Last night I spent a shift with a Metropolitan Police ERPT team in [London, UK,] dealing with 999 calls. It is impossible to explain just how surreal an experience being out with these officers is, the officers are exposed to situations no one should see. Here are my notes from the opening two hours.
As you can see from these notes demand and risk was ramping up just 30 minutes into the shift! These officers and their supervisors are working tirelessly from the briefing, and there are just no easy response shifts, it is fast paced, pressurized and mentally very tough.
I remember sitting in the McDonalds drive thru last night thinking that no one around us is aware of what we have just experienced in the short time we had been on duty; Death and the extreme trauma, multiple times over too. It is harrowing, and deeply impactful. Yet we go on.
When we see officers, we see a uniform, we do not necessary see the human underneath, and we do not see the trauma and hurt behind their eyes, the legacy of calls they may have just attended. We must do more to recognize what officers are doing/experiencing, and support them.

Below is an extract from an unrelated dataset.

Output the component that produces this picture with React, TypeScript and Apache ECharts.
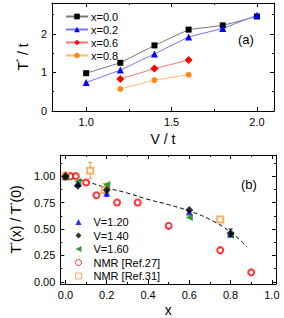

We often hear about officers not tracking stolen phones etc. Officers are managing extreme demand/risk, when there are circa 40 outstanding calls with no units to deploy, supervisors have to prioritize risk; Do you preserve life or track a phone, not everything can be a priority.
Policing is often about making the least worst decision, and in an ideal world officers would attend every call and track every stolen phone, but policing just does not have the resources to do so, officers are breaking under the stress and pressure, could you do what they do?